The Pirates of Penzance, or The Slave of Duty (Les pirates de Penzance, ou L’esclave du devoir) est un opéra comique qui fait partie des premiers grands succès du tandem Gilbert et Sullivan. Il date de 1879 et connut à l’époque 363 représentations. Le musicien Arthur Sullivan et le librettiste William Schwenck Gilbert produisirent de concert quatorze opéras comiques entre 1871 et 1896. Ils ont fortement marqué le théâtre de divertissement musical anglophone de la fin du 19ème siècle. Et The Pirates en constitue un exemple typique : une intrigue absurde et drôle, pleine d’un humour britannique acéré, avec des chansons drôles et accrocheuses. Le livret déborde de nonsense, cette forme d’humour absurde qui nous vient d’Angleterre et est aussi amusant aujourd’hui qu’à l’époque ! L’opéra regorge de pirates sentimentaux, de policiers gaffeurs, d’aventures absurdes et de paradoxes improbables.
Pour sa nouvelle production, le Theater-am-Gärtnerplatz de Munich a choisi de présenter cet opéra dans une nouvelle traduction allemande réalisée par Inge Greiffenhagen et Bettina von Leoprechting. Le texte a ensuite été complété et aménagé par Michael Alexander Rinz.
Suite à un malentendu trop stupide, le jeune Frédéric a fait son apprentissage chez les pirates au lieu de le faire « dans le privé ». Alors qu’il n’était encore qu’un jeune enfant, Ruth, sa bonne, qui devait l’inscrire dans une école privée, l’a inscrit à l’école des pirates. Le jeu de mots anglais porte sur la confusion entre deux mots anglais : “private” et “pirate”. Il est devenu adulte, il a 21 ans et son apprentissage est terminé.
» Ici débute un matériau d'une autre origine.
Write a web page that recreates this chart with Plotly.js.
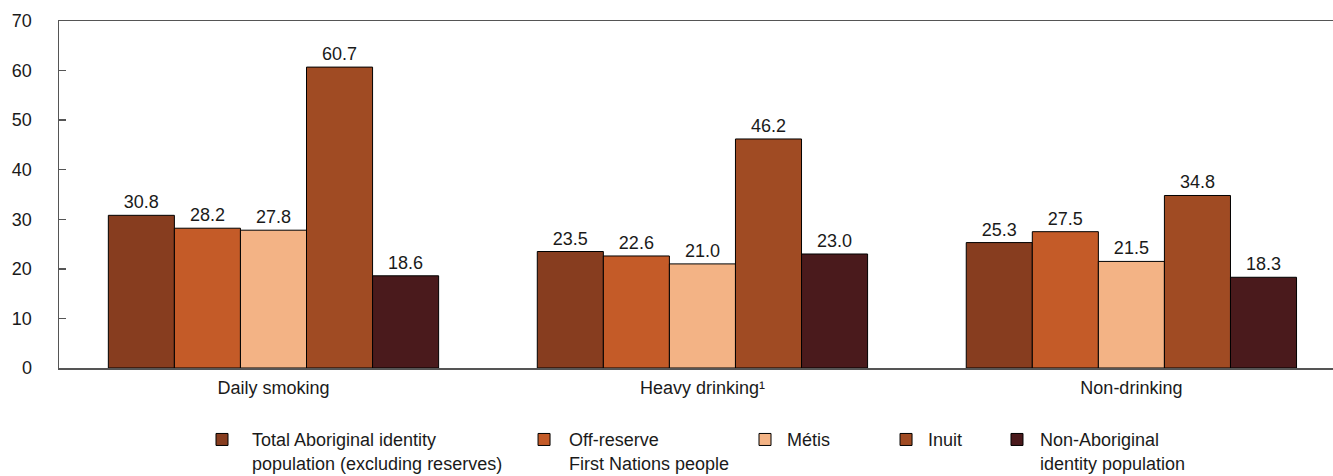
<!DOCTYPE html>
<html>
<head>
<meta charset="utf-8">
<script src="https://cdn.plot.ly/plotly-3.0.1.min.js"></script>
<style>
  html, body { margin: 0; padding: 0; background: #ffffff; }
  #chart { width: 1333px; height: 476px; }
</style>
</head>
<body>
<div id="chart"></div>
<script>
// Health behaviours by identity group (percent)
const categories = ['Daily smoking', 'Heavy drinking\u00B9', 'Non-drinking'];

const seriesNames = [
  'Total Aboriginal identity<br>population (excluding reserves)',
  'Off-reserve<br>First Nations people',
  'Métis',
  'Inuit',
  'Non-Aboriginal<br>identity population'
];

const totalAboriginal = [30.8, 23.5, 25.3];
const offReserveFirstNations = [28.2, 22.6, 27.5];
const metis = [27.8, 21.0, 21.5];
const inuit = [60.7, 46.2, 34.8];
const nonAboriginal = [18.6, 23.0, 18.3];

const yTicks = [0, 10, 20, 30, 40, 50, 60, 70];

const seriesValues = [totalAboriginal, offReserveFirstNations, metis, inuit, nonAboriginal];
const seriesColors = ['#873d1f', '#c45b28', '#f3b385', '#a04b23', '#4a1a1c'];

// one legend per series so each entry can sit at its own spot in the row
const legendIds = ['legend', 'legend2', 'legend3', 'legend4', 'legend5'];
const legendX = [0.1044, 0.3611, 0.5369, 0.6476, 0.7339];
const legendItemWidth = [50, 40, 34, 34, 36];

const FONT = 'Liberation Sans, Arial, sans-serif';
const FONT_SIZE = 18;
const TEXT_COLOR = '#1a1a1a';

const traces = seriesValues.map((vals, i) => ({
  type: 'bar',
  name: seriesNames[i],
  x: categories,
  y: vals,
  text: vals.map(v => v.toFixed(1)),
  textposition: 'outside',
  cliponaxis: false,
  textfont: { family: FONT, size: FONT_SIZE, color: TEXT_COLOR },
  marker: { color: seriesColors[i], line: { color: '#000000', width: 1 } },
  legend: legendIds[i],
  hoverinfo: 'x+y'
}));

const layout = {
  width: 1333,
  height: 476,
  margin: { l: 59, r: 0, t: 21, b: 108, autoexpand: false },
  paper_bgcolor: '#ffffff',
  plot_bgcolor: '#ffffff',
  font: { family: FONT, size: FONT_SIZE, color: TEXT_COLOR },
  barmode: 'group',
  bargap: 0.23,
  bargroupgap: 0,
  showlegend: true,
  xaxis: {
    type: 'category',
    range: [-0.5, 2.47],
    showline: true,
    linecolor: '#555555',
    linewidth: 1.5,
    mirror: true,
    ticks: '',
    showgrid: false,
    zeroline: false,
    automargin: false,
    tickfont: { family: FONT, size: FONT_SIZE, color: TEXT_COLOR },
    ticklabelstandoff: 3
  },
  yaxis: {
    range: [0, 70],
    tickvals: yTicks,
    showline: true,
    linecolor: '#555555',
    linewidth: 1.5,
    ticks: 'inside',
    ticklen: 7,
    tickcolor: '#555555',
    tickwidth: 1.5,
    showgrid: false,
    zeroline: false,
    automargin: false,
    tickfont: { family: FONT, size: FONT_SIZE, color: TEXT_COLOR },
    ticklabelstandoff: 22
  }
};

legendIds.forEach((id, i) => {
  layout[id] = {
    x: legendX[i],
    xanchor: 'left',
    xref: 'paper',
    y: 0.115,
    yanchor: 'top',
    yref: 'container',
    orientation: 'v',
    valign: 'top',
    itemwidth: legendItemWidth[i],
    bgcolor: 'rgba(0,0,0,0)',
    borderwidth: 0,
    font: { family: FONT, size: FONT_SIZE, color: TEXT_COLOR }
  };
});

Plotly.newPlot('chart', traces, layout, { displayModeBar: false, staticPlot: true });
</script>
</body>
</html>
Il devrait normalement libéré de sa scolarité le jour de son 21e anniversaire, mais il y a un hic. Né le 29 février, Frederic découvre qu’il est techniquement encore jeune, il a le corps d’un jeune adulte mais l’âge d’un enfant de quatre ans bissextiles et quelques mois.
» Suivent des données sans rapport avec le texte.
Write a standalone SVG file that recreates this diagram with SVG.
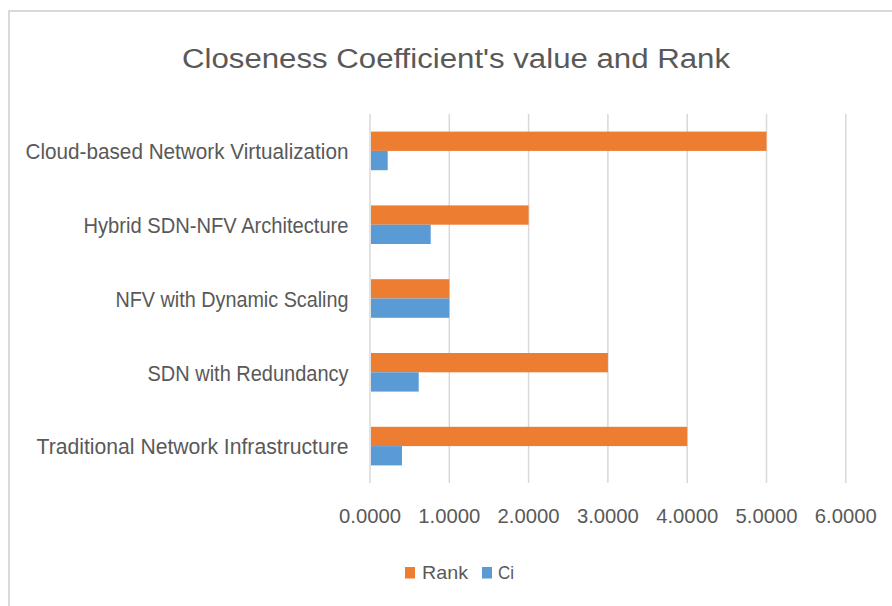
<svg xmlns="http://www.w3.org/2000/svg" width="892" height="606" viewBox="0 0 892 606">
<style>
text{font-family:"Liberation Sans",Arial,sans-serif;fill:#595959}
.grid{stroke:#D9D9D9;stroke-width:1.5}
.rank{fill:#ED7D31}
.ci{fill:#5B9BD5}
.cat{font-size:22px;text-anchor:end}
.tick{font-size:21px;text-anchor:middle}
.leg{font-size:18.5px}
</style>
<rect x="0" y="0" width="892" height="606" fill="#fff"/>
<g id="frame">
<path d="M9 606V11H892" fill="none" stroke="#D9D9D9" stroke-width="2"/>
</g>
<g id="title">
<text x="182" y="67.5" font-size="27" textLength="548" lengthAdjust="spacingAndGlyphs">Closeness Coefficient's value and Rank</text>
</g>
<g id="gridlines">
<line class="grid" x1="370" y1="114" x2="370" y2="483"/>
<line class="grid" x1="449.3" y1="114" x2="449.3" y2="483"/>
<line class="grid" x1="528.6" y1="114" x2="528.6" y2="483"/>
<line class="grid" x1="607.9" y1="114" x2="607.9" y2="483"/>
<line class="grid" x1="687.2" y1="114" x2="687.2" y2="483"/>
<line class="grid" x1="766.5" y1="114" x2="766.5" y2="483"/>
<line class="grid" x1="845.8" y1="114" x2="845.8" y2="483"/>
</g>
<g id="bars">
<g id="cloud">
<rect class="rank" x="371" y="131.6" width="395.5" height="19.3"/>
<rect class="ci" x="371" y="150.9" width="16.7" height="19.3"/>
</g>
<g id="hybrid">
<rect class="rank" x="371" y="205.4" width="157.6" height="19.3"/>
<rect class="ci" x="371" y="224.7" width="59.7" height="19.3"/>
</g>
<g id="nfv">
<rect class="rank" x="371" y="279.2" width="78.3" height="19.3"/>
<rect class="ci" x="371" y="298.5" width="78.3" height="19.3"/>
</g>
<g id="sdn">
<rect class="rank" x="371" y="353" width="236.9" height="19.3"/>
<rect class="ci" x="371" y="372.3" width="47.7" height="19.3"/>
</g>
<g id="trad">
<rect class="rank" x="371" y="426.8" width="316.2" height="19.3"/>
<rect class="ci" x="371" y="446.1" width="31" height="19.3"/>
</g>
</g>
<g id="category-labels">
<text class="cat" x="348.5" y="159.3" textLength="323" lengthAdjust="spacingAndGlyphs">Cloud-based Network Virtualization</text>
<text class="cat" x="348.5" y="233" textLength="265" lengthAdjust="spacingAndGlyphs">Hybrid SDN-NFV Architecture</text>
<text class="cat" x="348.5" y="306.8" textLength="233" lengthAdjust="spacingAndGlyphs">NFV with Dynamic Scaling</text>
<text class="cat" x="348.5" y="380.6" textLength="201" lengthAdjust="spacingAndGlyphs">SDN with Redundancy</text>
<text class="cat" x="348.5" y="454.4" textLength="312" lengthAdjust="spacingAndGlyphs">Traditional Network Infrastructure</text>
</g>
<g id="tick-labels">
<text class="tick" x="370" y="523.3" textLength="62" lengthAdjust="spacingAndGlyphs">0.0000</text>
<text class="tick" x="449.3" y="523.3" textLength="62" lengthAdjust="spacingAndGlyphs">1.0000</text>
<text class="tick" x="528.6" y="523.3" textLength="62" lengthAdjust="spacingAndGlyphs">2.0000</text>
<text class="tick" x="607.9" y="523.3" textLength="62" lengthAdjust="spacingAndGlyphs">3.0000</text>
<text class="tick" x="687.2" y="523.3" textLength="62" lengthAdjust="spacingAndGlyphs">4.0000</text>
<text class="tick" x="766.5" y="523.3" textLength="62" lengthAdjust="spacingAndGlyphs">5.0000</text>
<text class="tick" x="845.8" y="523.3" textLength="62" lengthAdjust="spacingAndGlyphs">6.0000</text>
</g>
<g id="legend">
<rect class="rank" x="405" y="567" width="10" height="11.5"/>
<text class="leg" x="422" y="579.3" textLength="46" lengthAdjust="spacingAndGlyphs">Rank</text>
<rect class="ci" x="482" y="567" width="10" height="11.5"/>
<text class="leg" x="498" y="579.3" textLength="16" lengthAdjust="spacingAndGlyphs">Ci</text>
</g>
</svg>
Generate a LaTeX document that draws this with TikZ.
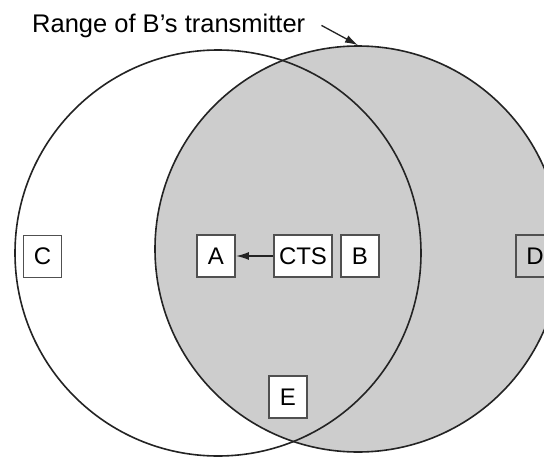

Cette jeunesse ne l’empêche pas de découvrir la gent féminine, qu’il rencontre en la personne de Mabel, la fille du général major, un homme qui a malheureusement pour objectif d’éliminer une fois pour toutes tous les pirates. C’est ainsi que Frédéric se retrouve soudain pris entre deux feux, entre deux conceptions du devoir, un thème que l’opéra s’attache à développer et à démonter. Après moultes péripéties l’amour finit par triompher de toutes les contradictions.
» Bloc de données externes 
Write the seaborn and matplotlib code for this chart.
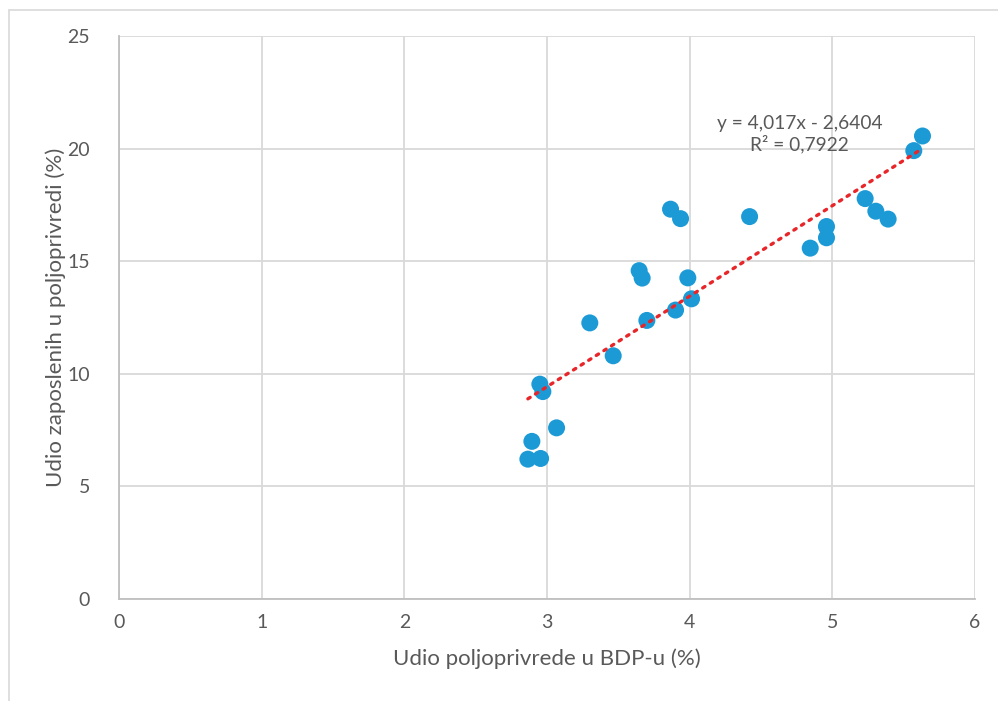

La nouvelle production munichoise se devait d’être confiée à un britannique et il était tout trouvé pour avoir maintes fois travaillé dans la maison. Le danseur et chorégraphe londonien Adam Cooper est bien connu et très apprécié du public munichois pour ses chorégraphies et ses mises en scène. On l’a vu à l’œuvre dans Gefährliche Liebschaften (Les liaisons dangereuses), Die lustige Witwe, Drei Männer im Schnee, Candide et The Rakeʼs Progress.
Adam Cooper réussit une mise en scène captivante et absolument divertissante, un spectacle bariolé étonnant, amusant, hilarant, marrant et totalement désopilant. En ouverture, il nous fait découvrir le petit monde du port de Penzance au travers d’un gigantesque hublot de navire qui occupe toute l’avant-scène, et dans lequel vient s’inscrire l’univers bigarré des personnages de l’opéra. Les décors accrocheurs des scénographes Karl Fehringer et Judith Leikauf nous conduisent dans le monde enchanté d’un port côtier des Cornouailles. Un vaisseau pirate grandeur nature occupe la scène, des vaisseaux miniatures sillonnent l’avant-scène, une énorme lune illumine le ciel avant d’avoir les yeux bandés, le général major plastronne sur un cheval de parade, au loin une grande demeure occupe un promontoire, des arcades gothiques et des croix de pierre figurent un cimetière et une ancienne église.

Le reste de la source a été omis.